During their two weeks at each hospital site, they presented educational sessions covering the World Health Organization 2021 brain tumor classification system, neuroautopsy, neuroinfectious disease, neurodegenerative disease, neuromuscular disease, forensic neuropathology, neurodevelopment, and unknown case conferences. Eight brains were examined at four neuroautopsy conferences and 10 case consultations were performed upon request. Meanwhile, Dr. Goold worked remotely to organize 10, one-hour virtual general pathology lectures and develop continuing outreach for KATH and KBTH.

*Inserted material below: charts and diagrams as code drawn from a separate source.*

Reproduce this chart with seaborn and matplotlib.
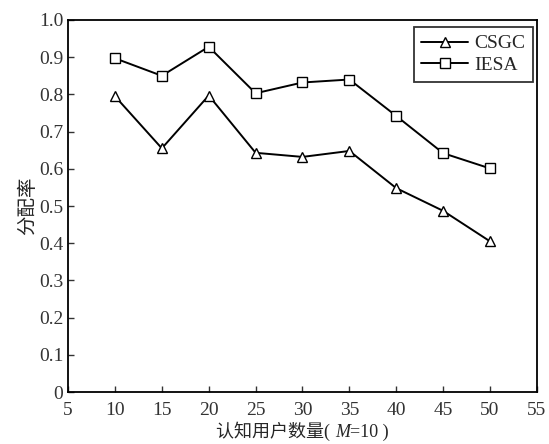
import pandas as pd
import matplotlib.pyplot as plt
import seaborn as sns
from matplotlib.offsetbox import TextArea, HPacker, AnchoredOffsetbox

# values
users = [10, 15, 20, 25, 30, 35, 40, 45, 50]
csgc = [0.795, 0.655, 0.797, 0.643, 0.632, 0.648, 0.548, 0.487, 0.405]
iesa = [0.897, 0.850, 0.928, 0.803, 0.832, 0.840, 0.742, 0.642, 0.601]
series_names = ['CSGC', 'IESA']
x_ticks = [5, 10, 15, 20, 25, 30, 35, 40, 45, 50, 55]
y_ticks = [0, 0.1, 0.2, 0.3, 0.4, 0.5, 0.6, 0.7, 0.8, 0.9, 1.0]
y_labels = ['0', '0.1', '0.2', '0.3', '0.4', '0.5', '0.6', '0.7', '0.8', '0.9', '1.0']

df = pd.DataFrame({
    'users': users * 2,
    'rate': csgc + iesa,
    'alg': [series_names[0]] * len(users) + [series_names[1]] * len(users),
})

sns.set_style('ticks')
plt.rcParams['font.family'] = ['Liberation Serif', 'Noto Sans CJK SC']
plt.rcParams['xtick.direction'] = 'in'
plt.rcParams['ytick.direction'] = 'in'

fig = plt.figure(figsize=(5.49, 4.44), dpi=100)
ax = fig.add_axes([0.124, 0.117, 0.854, 0.838])

sns.lineplot(data=df, x='users', y='rate', hue='alg', style='alg',
             markers={'CSGC': '^', 'IESA': 's'}, dashes=False,
             palette={'CSGC': 'black', 'IESA': 'black'},
             markerfacecolor='white', markeredgecolor='black',
             markeredgewidth=1.0, markersize=7, linewidth=1.4, ax=ax)

ax.set_xlim(5, 55)
ax.set_ylim(0, 1.0)
ax.set_xticks(x_ticks)
ax.set_yticks(y_ticks)
ax.set_yticklabels(y_labels)
ax.tick_params(labelsize=14, length=4, width=1, colors='#333333')
ax.tick_params(axis='x', pad=7)
for s in ax.spines.values():
    s.set_linewidth(1.3)
    s.set_color('black')

# x label with italic M
parts = [TextArea('认知用户数量( ', textprops=dict(fontsize=13)),
         TextArea('M', textprops=dict(fontsize=13, style='italic')),
         TextArea('=10 )', textprops=dict(fontsize=13))]
box = HPacker(children=parts, align='baseline', pad=0, sep=0)
anch = AnchoredOffsetbox(loc='upper center', child=box, pad=0, frameon=False,
                         bbox_to_anchor=(0.5, -0.08), bbox_transform=ax.transAxes,
                         borderpad=0)
ax.add_artist(anch)
ax.set_xlabel('')
ax.set_ylabel('分配率', fontsize=14, labelpad=1)

leg = ax.legend(loc='upper right', fontsize=14, frameon=True, fancybox=False,
                handlelength=2.4, handletextpad=0.3, borderpad=0.4,
                labelspacing=0.2, borderaxespad=0,
                bbox_to_anchor=(0.991, 0.981))
leg.get_frame().set_edgecolor('black')
leg.get_frame().set_linewidth(1.3)

fig.savefig('out.png', dpi=100)
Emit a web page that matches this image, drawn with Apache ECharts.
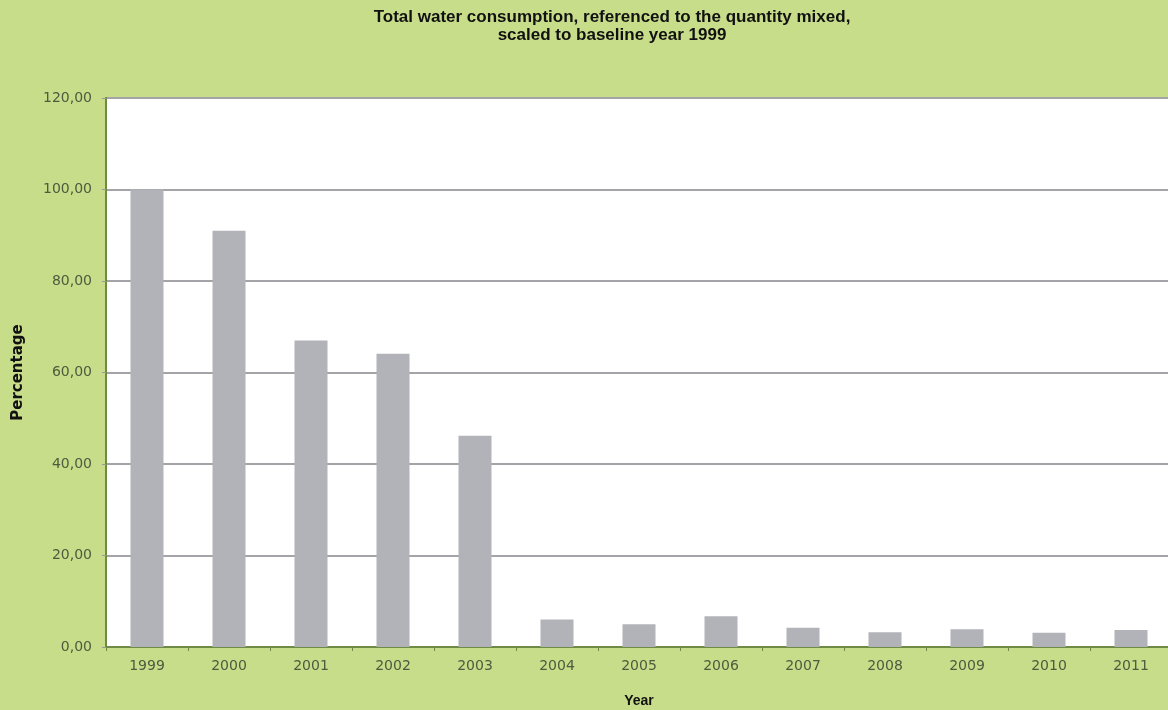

“For pathologists and pathology trainees at KBTH, the outreach was the first of its kind in neuropathology and afforded all the opportunity to have a structured review of neuropathology covering the 2021 WHO Brain Tumour Classification as well as other aspects of neuropathology,” said Afua Abrahams, MBChB, FWACP, FGCPS, Head of the Pathology Department at KBTH, in Accra, Ghana.
A survey of 16 questions, including 12 multiple choice questions and four short answer questions, was used to assess each component and the overall satisfaction of the outreach.
Following his return, Dr. Klonoski said, “We are inspired to continue our outreach in Western Africa. I think our trip has inspired the Ghana programs to start putting a list of consulting pathologists together and realize the potential of their whole slide imagers.”
As neurosurgical care and neuropathology expertise continue to grow in need in Western Africa, continued neuropathology outreach will be required. The team asserts that the recent effort in Ghana is an imitable model for future neuropathology outreach. To highlight these efforts and resources for others in neuropathology and the pathology community at large, a platform presentation was delivered at the American Association of Neuropathlogy 2022 meeting in Florida, June 9-12. An abstract was also submitted to the ASCP 2022 Annual Meeting in September.